Publicado originalmente en La Lectura de El Mundo, 18 de febrero de 2022.

 

 


 

jueves, marzo 03, 2022

la función ya se acabó

 



 

Albert Balasch, Un hombre llega tarde, prólogo de Andreu Jaume, selección de Aníbal Cristobo, traducción del catalán de Sílvia Galup, Barcelona, Kriller71, 2022.

 

 

Confieso que desconocía la poesía de Albert Balasch (Barcelona, 1971). Muy joven para ser incluido en Sol de sal (2001), la muestra de «nueva poesía catalana» de Jordi Virallonga, tampoco está en la posterior Medio siglo de oro (2014), de Eduardo Moga. Ahora ve la luz esta amplia antología bilingüe, Un hombre llega tarde, traducida con esmero por Sílvia Galup, y su lectura me deslumbra y perturba por igual. Se recogen aquí poemas de cuatro libros, todos editados en menos de una década (2002-2009), más una breve coda de «Inéditos y rarezas» que incluye la obra radiofónica «Grava».

 

«Tú / escribes esto, el nombre de Nada, cansado / de ti mismo.
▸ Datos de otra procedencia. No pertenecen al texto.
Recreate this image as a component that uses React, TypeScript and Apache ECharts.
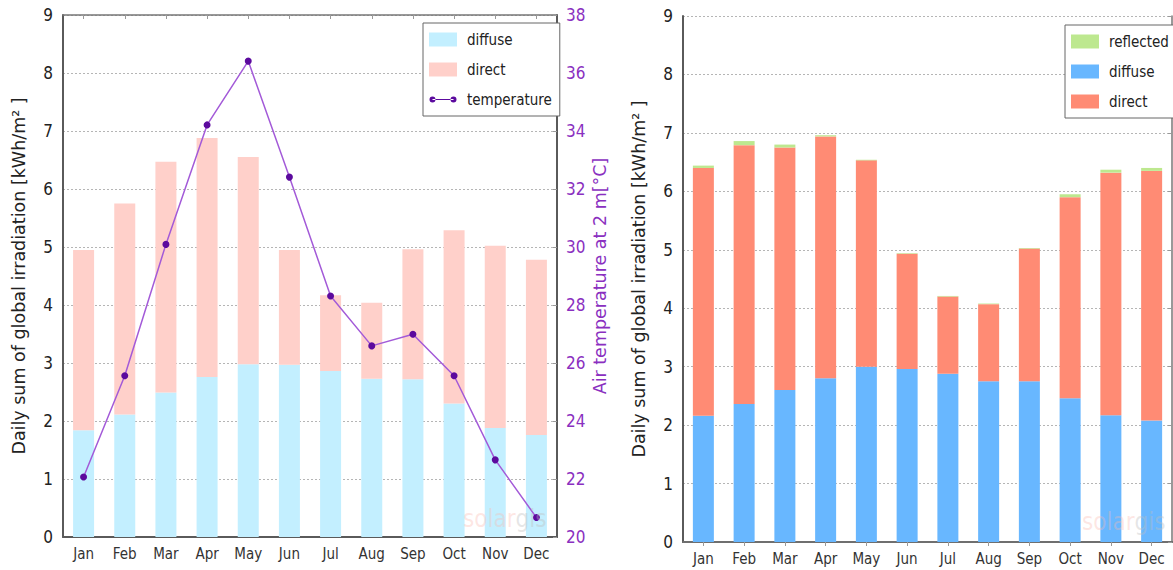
import React, { useEffect, useRef } from "react";
import * as echarts from "echarts";

const months = ["Jan", "Feb", "Mar", "Apr", "May", "Jun", "Jul", "Aug", "Sep", "Oct", "Nov", "Dec"];
const irradTicks = [0, 9];
const tempTicks = [20, 38];

const leftDiffuse = [1.84, 2.11, 2.49, 2.76, 2.98, 2.97, 2.86, 2.73, 2.72, 2.3, 1.88, 1.76];
const leftDirect = [3.11, 3.64, 3.98, 4.12, 3.57, 1.98, 1.31, 1.31, 2.24, 2.99, 3.14, 3.02];
const temperature = [22.07, 25.56, 30.09, 34.21, 36.41, 32.41, 28.31, 26.59, 26.99, 25.56, 22.66, 20.67];

const rightDiffuse = [2.16, 2.36, 2.6, 2.8, 3.0, 2.96, 2.88, 2.75, 2.75, 2.46, 2.17, 2.08];
const rightDirect = [4.24, 4.43, 4.15, 4.14, 3.53, 1.97, 1.32, 1.32, 2.27, 3.44, 4.15, 4.27];
const rightReflected = [0.04, 0.07, 0.05, 0.02, 0.01, 0.01, 0.01, 0.01, 0.01, 0.05, 0.05, 0.05];

const C_LDIFF = "#c3efff";
const C_LDIR = "#ffd0ca";
const C_TLINE = "#a35ad8";
const C_TDOT = "#5c0a9e";
const C_TAXIS = "#8a2fc0";
const C_RDIFF = "#68b7ff";
const C_RDIR = "#ff8b74";
const C_RREF = "#bde88f";

const COND = "'DejaVu Sans Condensed', 'DejaVu Sans', sans-serif";
const SANS = "'DejaVu Sans', sans-serif";
const AXIS_COLOR = "#5a5a5a";

const tempIcon =
  "path://M0,0h0.01v0.01h-0.01z M28,14h-0.01v-0.01h0.01z M0.5,7a3,3 0 1,0 6,0a3,3 0 1,0 -6,0z M3.5,6.4h21v1.2h-21z M21.5,7a3,3 0 1,0 6,0a3,3 0 1,0 -6,0z";

const watermark = (left: number, top: number) => ({
  type: "text",
  left,
  top,
  z: 100,
  silent: true,
  style: {
    text: "{a|solar}{b|gis}",
    rich: {
      a: { fontFamily: COND, fontSize: 24, fill: "rgba(250,185,175,0.35)" },
      b: { fontFamily: COND, fontSize: 24, fill: "rgba(190,190,190,0.4)" },
    },
  },
});

export default function App() {
  const ref = useRef<HTMLDivElement>(null);
  useEffect(() => {
    if (!ref.current) return;
    const chart = echarts.init(ref.current, null, { renderer: "svg" });

    const splitLine = { show: true, lineStyle: { color: "#b5b5b5", type: [2, 2] as any, width: 1 } };
    const catAxis = (gridIndex: number) => ({
      type: "category",
      gridIndex,
      data: months,
      axisLine: { show: true, lineStyle: { color: AXIS_COLOR, width: 2 } },
      axisTick: { show: true, inside: true, alignWithLabel: true, length: 4, lineStyle: { color: "#888" } },
      axisLabel: { color: "#333", fontFamily: COND, fontSize: 15, margin: 9 },
    });
    const topAxis = (gridIndex: number) => ({
      type: "category",
      gridIndex,
      position: "top",
      data: months,
      axisLine: { show: true, lineStyle: { color: "#777", width: 1.5 } },
      axisTick: { show: true, inside: true, alignWithLabel: true, length: 4, lineStyle: { color: "#999" } },
      axisLabel: { show: false },
    });
    const irrAxis = (gridIndex: number) => ({
      type: "value",
      gridIndex,
      min: irradTicks[0],
      max: irradTicks[1],
      interval: 1,
      name: "Daily sum of global irradiation [kWh/m\u00b2 ]",
      nameLocation: "middle",
      nameRotate: 90,
      nameGap: 35,
      nameTextStyle: { fontFamily: SANS, fontSize: 17.5, color: "#222" },
      axisLine: { show: true, lineStyle: { color: AXIS_COLOR, width: 2 } },
      axisTick: { show: false },
      axisLabel: { color: "#222", fontFamily: COND, fontSize: 17, margin: 10 },
      splitLine,
    });

    const option: any = {
      animation: false,
      backgroundColor: "#ffffff",
      grid: [
        { left: 63, top: 15, width: 494, height: 522 },
        { left: 683, top: 16, width: 489, height: 526 },
      ],
      xAxis: [catAxis(0), topAxis(0), catAxis(1), topAxis(1)],
      yAxis: [
        irrAxis(0),
        {
          type: "value",
          gridIndex: 0,
          position: "right",
          min: tempTicks[0],
          max: tempTicks[1],
          interval: 2,
          name: "Air temperature at 2 m[\u00b0C]",
          nameLocation: "middle",
          nameRotate: 90,
          nameGap: 34,
          nameTextStyle: { fontFamily: SANS, fontSize: 17.5, color: C_TAXIS },
          axisLine: { show: true, lineStyle: { color: AXIS_COLOR, width: 2 } },
          axisTick: { show: true, inside: true, length: 4, lineStyle: { color: "#999" } },
          axisLabel: { color: C_TAXIS, fontFamily: COND, fontSize: 17, margin: 9 },
          splitLine: { show: false },
        },
        irrAxis(1),
        {
          type: "value",
          gridIndex: 1,
          position: "right",
          min: irradTicks[0],
          max: irradTicks[1],
          interval: 1,
          axisLine: { show: true, lineStyle: { color: "#777", width: 1.5 } },
          axisTick: { show: true, inside: true, length: 4, lineStyle: { color: "#999" } },
          axisLabel: { show: false },
          splitLine: { show: false },
        },
      ],
      legend: [
        {
          orient: "vertical",
          left: 423,
          top: 23,
          itemWidth: 28,
          itemHeight: 14,
          itemGap: 15,
          padding: [9, 8, 9, 6],
          borderColor: "#666",
          borderWidth: 1,
          backgroundColor: "#fff",
          textStyle: { fontFamily: COND, fontSize: 15, color: "#222", padding: [0, 0, 0, 5] },
          data: [
            { name: "diffuse", icon: "rect", itemStyle: { color: C_LDIFF } },
            { name: "direct", icon: "rect", itemStyle: { color: C_LDIR } },
            { name: "temperature", icon: tempIcon, itemStyle: { color: C_TDOT } },
          ],
        },
        {
          orient: "vertical",
          left: 1065,
          top: 25,
          itemWidth: 28,
          itemHeight: 14,
          itemGap: 15,
          padding: [9, 8, 9, 6],
          borderColor: "#666",
          borderWidth: 1,
          backgroundColor: "#fff",
          textStyle: { fontFamily: COND, fontSize: 15, color: "#222", padding: [0, 0, 0, 5] },
          data: [
            { name: "reflected", icon: "rect", itemStyle: { color: C_RREF } },
            { name: "diffuse", icon: "rect", itemStyle: { color: C_RDIFF } },
            { name: "direct", icon: "rect", itemStyle: { color: C_RDIR } },
          ],
        },
      ],
      graphic: [watermark(463, 507), watermark(1082, 510)],
      series: [
        {
          name: "diffuse",
          type: "bar",
          xAxisIndex: 0,
          yAxisIndex: 0,
          stack: "L",
          barWidth: 21,
          itemStyle: { color: C_LDIFF },
          data: leftDiffuse,
        },
        {
          name: "direct",
          type: "bar",
          xAxisIndex: 0,
          yAxisIndex: 0,
          stack: "L",
          barWidth: 21,
          itemStyle: { color: C_LDIR },
          data: leftDirect,
        },
        {
          name: "temperature",
          type: "line",
          xAxisIndex: 0,
          yAxisIndex: 1,
          symbol: "circle",
          symbolSize: 7,
          lineStyle: { color: C_TLINE, width: 1.5 },
          itemStyle: { color: C_TDOT },
          data: temperature,
          z: 5,
        },
        {
          name: "diffuse",
          type: "bar",
          xAxisIndex: 2,
          yAxisIndex: 2,
          stack: "R",
          barWidth: 21,
          itemStyle: { color: C_RDIFF },
          data: rightDiffuse,
        },
        {
          name: "direct",
          type: "bar",
          xAxisIndex: 2,
          yAxisIndex: 2,
          stack: "R",
          barWidth: 21,
          itemStyle: { color: C_RDIR },
          data: rightDirect,
        },
        {
          name: "reflected",
          type: "bar",
          xAxisIndex: 2,
          yAxisIndex: 2,
          stack: "R",
          barWidth: 21,
          itemStyle: { color: C_RREF },
          data: rightReflected,
        },
      ],
    };
    chart.setOption(option);
    return () => chart.dispose();
  }, []);
  return (
    <div
      ref={ref}
      style={{ position: "fixed", left: 0, top: 0, width: 1173, height: 570, background: "#fff" }}
    />
  );
}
No tienes placer ni ninguna / derrota», leemos en «Tos». Y toda la escritura de Balasch transita en esta clave austera, casi sonámbula, como de quien está más allá del mundo, en un ámbito de cansancio y desencanto que sin embargo no le impide hablar. O, mejor, donde lo único que puede hacer es hablar, decir frases entre rotundas y enigmáticas («como golpes de hacha», dice Andreu Jaume en su prólogo) en las que resuena el absurdo beckettiano, pero también cierto gusto por la fábula negra y el desmarque irónico. Para entendernos, y ya que estamos en el centenario de La tierra baldía, el Eliot con el que enlazaría esta poesía sería el de sus «hombres huecos», «hombres de trapo / unos en otros apoyados / con cabezas de paja»; pero hombres que subsisten después de que el mundo se haya terminado, «no con una explosión sino con un sollozo». Con todo, los poemas crecen y se adensan con los años, pasando del yo/tú inicial al «nosotros» de Las ejecuciones y de ahí al poema extenso en La caza del hombre.

 

«Escribo porque ya no puedo rezar»; «seguramente soy un ronquido que declina, / un viejo con frío y olor de perro». En este excepcional poema-libro el páramo castigado del rey Lear se puebla de gestos animalescos y soledad cósmica, sí, pero también de una rara y digna y estremecedora elocuencia que abre la puerta, por sí sola, a la posibilidad de la redención: «contando, sorbiendo, un perro esperaría a un hombre».

 

 

Publicado originalmente en La Lectura de El Mundo, 18 de febrero de 2022.